Take-Two took dramatic efforts on the cost side to offset the loss in revenue. Software development costs plunged, and product costs and internal royalties also helped reduce Take-Two's overall costs of goods sold. Yet rising costs on the selling and market and research and development line items boosted operating expenses and led to a substantial decline in pre-tax income, and only a big drop in taxes due prevented the bottom-line damage from being even worse than it was.
CEO Strauss Zelnick tried to keep his eyes on the longer term. "Our solid performance marked the completion of another outstanding year for our company," Zelnick said, "highlighted by growth in net bookings, earnings, and net cash provided by operating activities, along with margin expansion." The CEO pointed to the continuing success of Grand Theft Auto in propelling Take-Two forward.
What's next for Take-Two?
Take-Two is optimistic about the coming year. As Zelnick put it, "We expect fiscal 2019 to be another year of profitable growth for Take-Two, including both record net bookings and record net cash provided by operating activities." The long-anticipated release of Red Dead Redemption 2, currently slated for later this year, will play a key role in helping Take-Two achieve its goals.

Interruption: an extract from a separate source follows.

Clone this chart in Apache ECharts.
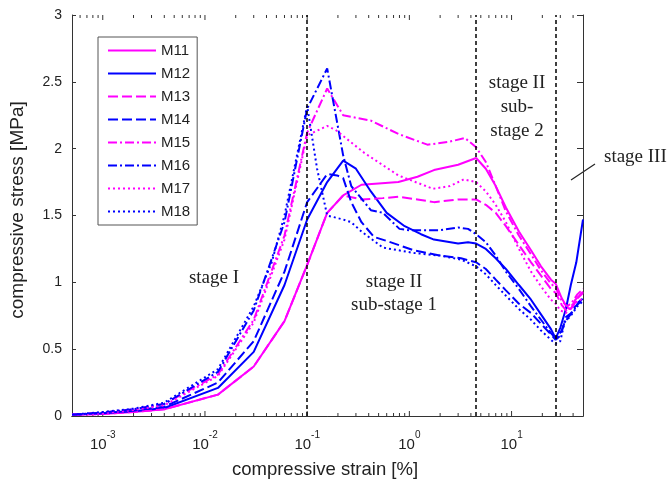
<!DOCTYPE html>
<html>
<head>
<meta charset="utf-8">
<script src="https://cdn.jsdelivr.net/npm/echarts@6/dist/echarts.min.js"></script>
<style>
  html, body { margin: 0; padding: 0; background: #fff; }
  #chart { width: 668px; height: 483px; }
</style>
</head>
<body>
<div id="chart"></div>
<script>
// Compressive stress [MPa] versus compressive strain [%] for specimens M11–M18.
const m11 = [[5e-4,0.01],[0.001,0.015],[0.002,0.03],[0.004,0.05],[0.0134,0.16],[0.03,0.37],[0.06,0.71],[0.1,1.13],[0.157,1.52],[0.225,1.65],[0.34,1.73],[0.5,1.74],[0.78,1.75],[1.2,1.79],[1.74,1.84],[3,1.88],[4.5,1.93],[5.6,1.85],[7,1.72],[8.8,1.56],[11.8,1.38],[15.5,1.24],[19.4,1.12],[24.3,1.02],[27,0.99],[31,0.88],[35,0.81],[38,0.8],[42,0.87],[46,0.9],[50,0.93]];
const m12 = [[5e-4,0.01],[0.001,0.02],[0.002,0.035],[0.004,0.06],[0.0134,0.21],[0.03,0.48],[0.06,0.98],[0.1,1.47],[0.157,1.75],[0.225,1.91],[0.3,1.85],[0.42,1.68],[0.6,1.52],[0.9,1.42],[1.3,1.36],[1.74,1.32],[3,1.29],[3.75,1.3],[4.5,1.29],[5.6,1.25],[7,1.18],[8.8,1.1],[11.8,0.98],[15.5,0.87],[19.4,0.76],[24.3,0.65],[27,0.58],[30,0.66],[34,0.8],[38,0.98],[43,1.15],[50,1.47]];
const m13 = [[5e-4,0.01],[0.001,0.015],[0.002,0.03],[0.004,0.05],[0.0134,0.16],[0.03,0.37],[0.06,0.71],[0.1,1.13],[0.157,1.52],[0.225,1.65],[0.34,1.62],[0.55,1.63],[0.78,1.64],[1.2,1.62],[1.74,1.6],[3,1.62],[4.5,1.62],[5.6,1.58],[7,1.52],[8.8,1.42],[11.8,1.28],[15.5,1.15],[19.4,1.05],[24.3,0.95],[27,0.92],[31,0.83],[35,0.78],[40,0.82],[44,0.88],[50,0.92]];
const m14 = [[5e-4,0.01],[0.001,0.02],[0.002,0.04],[0.004,0.07],[0.0134,0.25],[0.03,0.56],[0.06,1.08],[0.1,1.6],[0.157,1.81],[0.196,1.8],[0.225,1.78],[0.27,1.6],[0.34,1.45],[0.45,1.34],[0.6,1.31],[1.1,1.24],[2,1.2],[3.2,1.18],[4.5,1.15],[5.6,1.1],[7,1.02],[8.8,0.94],[11.8,0.84],[15.5,0.77],[19.4,0.69],[24.3,0.61],[27,0.57],[30,0.6],[33,0.7],[37,0.75],[42,0.82],[50,0.87]];
const m15 = [[5e-4,0.01],[0.001,0.025],[0.002,0.05],[0.004,0.09],[0.0134,0.31],[0.03,0.72],[0.06,1.35],[0.1,2.12],[0.157,2.45],[0.225,2.25],[0.42,2.21],[0.78,2.11],[1.5,2.03],[2.4,2.05],[3.5,2.08],[4.5,2.01],[5.6,1.9],[7,1.72],[8.8,1.53],[11.8,1.35],[15.5,1.21],[19.4,1.09],[24.3,0.99],[27,0.96],[31,0.86],[35,0.82],[39,0.85],[44,0.91],[50,0.95]];
const m16 = [[5e-4,0.01],[0.001,0.025],[0.002,0.05],[0.004,0.09],[0.0134,0.33],[0.03,0.79],[0.06,1.45],[0.1,2.3],[0.157,2.6],[0.225,1.95],[0.27,1.72],[0.42,1.54],[0.55,1.52],[0.8,1.4],[1,1.39],[2,1.39],[3,1.41],[3.75,1.4],[4.5,1.36],[5.6,1.3],[7,1.2],[8.8,1.08],[11.8,0.95],[15.5,0.82],[19.4,0.72],[24.3,0.62],[27,0.58],[31,0.64],[34,0.74],[40,0.78],[45,0.85],[50,0.88]];
const m17 = [[5e-4,0.01],[0.001,0.02],[0.002,0.045],[0.004,0.08],[0.0134,0.3],[0.03,0.7],[0.06,1.32],[0.1,2.1],[0.157,2.17],[0.19,2.14],[0.36,1.97],[0.78,1.8],[1.7,1.7],[2.5,1.72],[3.4,1.77],[4.5,1.75],[5.6,1.68],[7,1.58],[8.8,1.45],[11.8,1.25],[15.5,1.08],[19.4,0.97],[24.3,0.87],[27,0.84],[30,0.79],[34,0.77],[40,0.84],[50,0.88]];
const m18 = [[5e-4,0.01],[0.001,0.03],[0.002,0.055],[0.004,0.1],[0.0134,0.35],[0.03,0.82],[0.045,1.15],[0.06,1.5],[0.1,2.32],[0.125,1.85],[0.157,1.5],[0.225,1.47],[0.27,1.45],[0.34,1.38],[0.55,1.26],[1.1,1.22],[2,1.2],[3.2,1.17],[4.5,1.12],[5.6,1.06],[7,0.98],[8.8,0.9],[11.8,0.8],[15.5,0.72],[19.4,0.64],[24.3,0.57],[27,0.54],[30,0.56],[33,0.7],[38,0.75],[44,0.82],[50,0.86]];

// Strain values separating the deformation stages
const stageBounds = [0.1, 4.5, 27];

// Axis ranges
const strainMin = 5e-4, strainMax = 50;
const stressMin = 0, stressMax = 3, stressStep = 0.5;

const MAGENTA = '#ff00ff';
const BLUE = '#0000ff';
const DASH = [10, 4];
const DASHDOT = [9, 3, 2, 3];
const DOT = [2, 3];

const seriesDefs = [
  { name: 'M11', data: m11, color: MAGENTA, type: 'solid' },
  { name: 'M12', data: m12, color: BLUE, type: 'solid' },
  { name: 'M13', data: m13, color: MAGENTA, type: DASH },
  { name: 'M14', data: m14, color: BLUE, type: DASH },
  { name: 'M15', data: m15, color: MAGENTA, type: DASHDOT },
  { name: 'M16', data: m16, color: BLUE, type: DASHDOT },
  { name: 'M17', data: m17, color: MAGENTA, type: DOT },
  { name: 'M18', data: m18, color: BLUE, type: DOT }
];

// Decade and in-between tick positions of the log strain axis
const logTicks = [];
for (let e = -4; e <= 1; e++) {
  for (let d = 1; d <= 9; d++) {
    const v = d * Math.pow(10, e);
    if (v > strainMin * 1.0001 && v < strainMax * 0.9999) logTicks.push([v, d === 1 ? 1 : 0]);
  }
}

const SANS = '"Liberation Sans", Arial, sans-serif';
const SERIF = '"Liberation Serif", "Times New Roman", serif';
const AXIS_COLOR = '#333';

const chart = echarts.init(document.getElementById('chart'), null, { renderer: 'canvas' });

const lineSeries = seriesDefs.map(s => ({
  name: s.name,
  type: 'line',
  data: s.data,
  symbol: 'none',
  showSymbol: false,
  smooth: false,
  z: 3,
  color: s.color,
  lineStyle: { color: s.color, width: 2, type: s.type },
  itemStyle: { color: s.color }
}));

// Dashed stage boundaries
lineSeries[0].markLine = {
  silent: true,
  symbol: 'none',
  label: { show: false },
  lineStyle: { color: '#000', width: 1.5, type: [4, 3] },
  data: stageBounds.map(v => ({ xAxis: v }))
};

const tickSeries = {
  type: 'custom',
  silent: true,
  z: 2,
  xAxisIndex: 0,
  yAxisIndex: 0,
  data: logTicks,
  clip: false,
  renderItem: function (params, api) {
    const v = api.value(0);
    const len = api.value(1) ? 5 : 3;
    const pb = api.coord([v, stressMin]);
    const pt = api.coord([v, stressMax]);
    const st = { stroke: AXIS_COLOR, lineWidth: 1 };
    return {
      type: 'group',
      children: [
        { type: 'line', shape: { x1: pb[0], y1: pb[1], x2: pb[0], y2: pb[1] - len }, style: st },
        { type: 'line', shape: { x1: pt[0], y1: pt[1], x2: pt[0], y2: pt[1] + len }, style: st }
      ]
    };
  }
};

function decadeLabel(value) {
  const e = Math.round(Math.log10(value));
  if (Math.abs(value / Math.pow(10, e) - 1) > 1e-6) return '';
  return '{b|10}{s|' + e + '}';
}

chart.setOption({
  animation: false,
  backgroundColor: '#fff',
  grid: { left: 72, top: 15, right: 85, bottom: 67, containLabel: false },
  legend: {
    orient: 'vertical',
    left: 98,
    top: 37,
    itemWidth: 48,
    itemHeight: 14,
    itemGap: 8,
    padding: [6, 7, 6, 9],
    borderColor: '#555',
    borderWidth: 1,
    backgroundColor: '#fff',
    itemStyle: { opacity: 0 },
    textStyle: { fontFamily: SANS, fontSize: 15, color: '#222' },
    data: seriesDefs.map(s => s.name)
  },
  xAxis: [
    {
      type: 'log',
      logBase: 10,
      min: strainMin,
      max: strainMax,
      position: 'bottom',
      axisLine: { show: true, lineStyle: { color: AXIS_COLOR, width: 1 } },
      axisTick: { show: false },
      splitLine: { show: false },
      axisLabel: {
        margin: 14,
        showMinLabel: false,
        showMaxLabel: false,
        formatter: decadeLabel,
        rich: {
          b: { fontFamily: SANS, fontSize: 15, color: '#222', verticalAlign: 'bottom', lineHeight: 22 },
          s: { fontFamily: SANS, fontSize: 10, color: '#222', verticalAlign: 'top', lineHeight: 22 }
        }
      }
    },
    {
      type: 'log',
      logBase: 10,
      min: strainMin,
      max: strainMax,
      position: 'top',
      axisLine: { show: true, lineStyle: { color: AXIS_COLOR, width: 1 } },
      axisTick: { show: false },
      axisLabel: { show: false },
      splitLine: { show: false }
    }
  ],
  yAxis: [
    {
      type: 'value',
      min: stressMin,
      max: stressMax,
      interval: stressStep,
      position: 'left',
      axisLine: { show: true, lineStyle: { color: AXIS_COLOR, width: 1 } },
      axisTick: { show: true, inside: true, length: 4, lineStyle: { color: AXIS_COLOR } },
      splitLine: { show: false },
      axisLabel: { fontFamily: SANS, fontSize: 14, color: '#222', margin: 10 }
    },
    {
      type: 'value',
      min: stressMin,
      max: stressMax,
      interval: stressStep,
      position: 'right',
      axisLine: { show: true, lineStyle: { color: AXIS_COLOR, width: 1 } },
      axisTick: { show: true, inside: true, length: 6, lineStyle: { color: AXIS_COLOR } },
      axisLabel: { show: false },
      splitLine: { show: false }
    }
  ],
  series: [tickSeries].concat(lineSeries),
  graphic: [
    { type: 'text', x: 325, y: 470, style: { text: 'compressive strain [%]', font: '18.5px ' + SANS, fill: '#222', align: 'center', verticalAlign: 'middle' } },
    { type: 'text', x: 18, y: 210, rotation: Math.PI / 2, style: { text: 'compressive stress [MPa]', font: '19px ' + SANS, fill: '#222', align: 'center', verticalAlign: 'middle' } },
    { type: 'text', x: 214, y: 278, style: { text: 'stage I', font: '19px ' + SERIF, fill: '#222', align: 'center', verticalAlign: 'middle' } },
    { type: 'text', x: 394, y: 294, style: { text: 'stage II\nsub-stage 1', font: '19px ' + SERIF, fill: '#222', align: 'center', verticalAlign: 'middle', lineHeight: 23 } },
    { type: 'text', x: 517, y: 107, style: { text: 'stage II\nsub-\nstage 2', font: '19px ' + SERIF, fill: '#222', align: 'center', verticalAlign: 'middle', lineHeight: 24 } },
    { type: 'text', x: 604, y: 157, style: { text: 'stage III', font: '19px ' + SERIF, fill: '#222', align: 'left', verticalAlign: 'middle' } },
    { type: 'line', shape: { x1: 571, y1: 180, x2: 595, y2: 164 }, style: { stroke: '#222', lineWidth: 1.2 } }
  ]
});
</script>
</body>
</html>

Take-Two's guidance was somewhat mixed. Revenue of $345 million to $395 million in the fiscal first quarter is expected to translate to earnings of $0.53 to $0.63 per share, and those figures are lower than what the video game company predicted this time last year for the fiscal first quarter of 2018. On the other hand, fiscal 2019 projections could see considerable revenue growth, with net sales expected to be between $2.5 billion and $2.6 billion. However, GAAP earnings of $1.53 to $1.80 per share would be highly disappointing if you don't account for nearly $300 million in anticipated stock-based compensation that would otherwise cut more than $2.50 per share off its adjusted bottom line.
Take-Two investors seemed troubled by fears of competition from Fortnite and other rivals, and the stock was lower by 3% in after-hours trading following the announcement. Take-Two can bounce back if its future releases draw the same attention as its past games have, but an increasingly crowded field makes it more important than ever for Take-Two to keep making big splashes with its games.